**PROBLEM**
Write the material out again in full, word for word. Do not include the pictures.

**SOURCE EXCERPT**
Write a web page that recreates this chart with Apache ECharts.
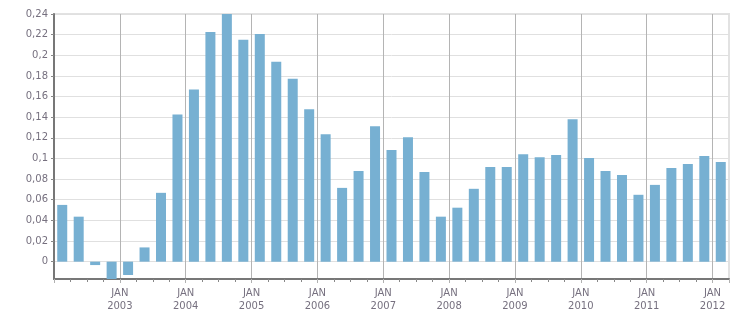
<!DOCTYPE html>
<html>
<head>
<meta charset="utf-8">
<script src="https://cdn.jsdelivr.net/npm/echarts@6/dist/echarts.min.js"></script>
<style>
html,body{margin:0;padding:0;background:#fff;}
#chart{width:751px;height:313px;}
</style>
</head>
<body>
<div id="chart"></div>
<script>
// Quarterly periods (year, quarter)
const years = [2002,2002,2002,2002,2003,2003,2003,2003,2004,2004,2004,2004,2005,2005,2005,2005,2006,2006,2006,2006,2007,2007,2007,2007,2008,2008,2008,2008,2009,2009,2009,2009,2010,2010,2010,2010,2011,2011,2011,2011,2012];
const quarters = [1,2,3,4,1,2,3,4,1,2,3,4,1,2,3,4,1,2,3,4,1,2,3,4,1,2,3,4,1,2,3,4,1,2,3,4,1,2,3,4,1];
const values = [0.055,0.0436,-0.0033,-0.017,-0.0129,0.0138,0.0667,0.1427,0.1668,0.2226,0.24,0.215,0.2207,0.1937,0.1773,0.1476,0.1234,0.0715,0.0879,0.1312,0.1081,0.1206,0.0869,0.0436,0.0523,0.0706,0.0917,0.0917,0.1042,0.1013,0.1033,0.1379,0.1004,0.0879,0.084,0.0648,0.0744,0.0908,0.0946,0.1023,0.0965];
const monthLabel = 'JAN';
const xMin = 2002, xMax = 2012.25;
const yMin = -0.0168, yMax = 0.24;

const data = values.map((v,i) => [years[i] + (quarters[i]-0.5)/4, v]);

const chart = echarts.init(document.getElementById('chart'));
const txt = '#76707f';
chart.setOption({
  animation:false,
  grid:{left:54,right:22,top:14,bottom:32,show:true,borderColor:'#e2e2e2',borderWidth:2,backgroundColor:'transparent'},
  xAxis:{
    type:'value', min:xMin, max:xMax, interval:1,
    axisLine:{show:true,onZero:false,lineStyle:{color:'#777',width:2}},
    axisTick:{show:true,length:4,lineStyle:{color:'#b0b0b0'}},
    minorTick:{show:true,splitNumber:4,length:3,lineStyle:{color:'#888'}},
    splitLine:{show:true,showMinLine:false,showMaxLine:false,lineStyle:{color:'#b4b4b4',width:1}},
    axisLabel:{showMinLabel:false,showMaxLabel:false,color:txt,fontFamily:'DejaVu Sans',fontSize:10,lineHeight:13,margin:8,
      formatter:v => Number.isInteger(v) ? monthLabel+'\n'+v : ''}
  },
  yAxis:{
    type:'value', min:yMin, max:yMax, splitNumber:12, minInterval:0.02, maxInterval:0.02,
    axisLine:{show:true,onZero:false,lineStyle:{color:'#777',width:2}},
    axisTick:{show:true,length:3,lineStyle:{color:'#888'}},
    splitLine:{show:true,showMinLine:false,lineStyle:{color:'#e0e0e0',width:1}},
    axisLabel:{showMinLabel:false,color:txt,fontFamily:'DejaVu Sans',fontSize:10,margin:6,
      formatter:v => String(Math.round(v*100)/100).replace('.',',')}
  },
  series:[{type:'bar',data:data,barWidth:10,itemStyle:{color:'#77b0d2'},clip:true}]
});
</script>
</body>
</html>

**SOLUTION FOR THIS TASK**
Write a web page that recreates this chart with Apache ECharts.
<!DOCTYPE html>
<html>
<head>
<meta charset="utf-8">
<script src="https://cdn.jsdelivr.net/npm/echarts@6/dist/echarts.min.js"></script>
<style>
html,body{margin:0;padding:0;background:#fff;}
#chart{width:751px;height:313px;}
</style>
</head>
<body>
<div id="chart"></div>
<script>
// Quarterly periods (year, quarter)
const years = [2002,2002,2002,2002,2003,2003,2003,2003,2004,2004,2004,2004,2005,2005,2005,2005,2006,2006,2006,2006,2007,2007,2007,2007,2008,2008,2008,2008,2009,2009,2009,2009,2010,2010,2010,2010,2011,2011,2011,2011,2012];
const quarters = [1,2,3,4,1,2,3,4,1,2,3,4,1,2,3,4,1,2,3,4,1,2,3,4,1,2,3,4,1,2,3,4,1,2,3,4,1,2,3,4,1];
const values = [0.055,0.0436,-0.0033,-0.017,-0.0129,0.0138,0.0667,0.1427,0.1668,0.2226,0.24,0.215,0.2207,0.1937,0.1773,0.1476,0.1234,0.0715,0.0879,0.1312,0.1081,0.1206,0.0869,0.0436,0.0523,0.0706,0.0917,0.0917,0.1042,0.1013,0.1033,0.1379,0.1004,0.0879,0.084,0.0648,0.0744,0.0908,0.0946,0.1023,0.0965];
const monthLabel = 'JAN';
const xMin = 2002, xMax = 2012.25;
const yMin = -0.0168, yMax = 0.24;

const data = values.map((v,i) => [years[i] + (quarters[i]-0.5)/4, v]);

const chart = echarts.init(document.getElementById('chart'));
const txt = '#76707f';
chart.setOption({
  animation:false,
  grid:{left:54,right:22,top:14,bottom:32,show:true,borderColor:'#e2e2e2',borderWidth:2,backgroundColor:'transparent'},
  xAxis:{
    type:'value', min:xMin, max:xMax, interval:1,
    axisLine:{show:true,onZero:false,lineStyle:{color:'#777',width:2}},
    axisTick:{show:true,length:4,lineStyle:{color:'#b0b0b0'}},
    minorTick:{show:true,splitNumber:4,length:3,lineStyle:{color:'#888'}},
    splitLine:{show:true,showMinLine:false,showMaxLine:false,lineStyle:{color:'#b4b4b4',width:1}},
    axisLabel:{showMinLabel:false,showMaxLabel:false,color:txt,fontFamily:'DejaVu Sans',fontSize:10,lineHeight:13,margin:8,
      formatter:v => Number.isInteger(v) ? monthLabel+'\n'+v : ''}
  },
  yAxis:{
    type:'value', min:yMin, max:yMax, splitNumber:12, minInterval:0.02, maxInterval:0.02,
    axisLine:{show:true,onZero:false,lineStyle:{color:'#777',width:2}},
    axisTick:{show:true,length:3,lineStyle:{color:'#888'}},
    splitLine:{show:true,showMinLine:false,lineStyle:{color:'#e0e0e0',width:1}},
    axisLabel:{showMinLabel:false,color:txt,fontFamily:'DejaVu Sans',fontSize:10,margin:6,
      formatter:v => String(Math.round(v*100)/100).replace('.',',')}
  },
  series:[{type:'bar',data:data,barWidth:10,itemStyle:{color:'#77b0d2'},clip:true}]
});
</script>
</body>
</html>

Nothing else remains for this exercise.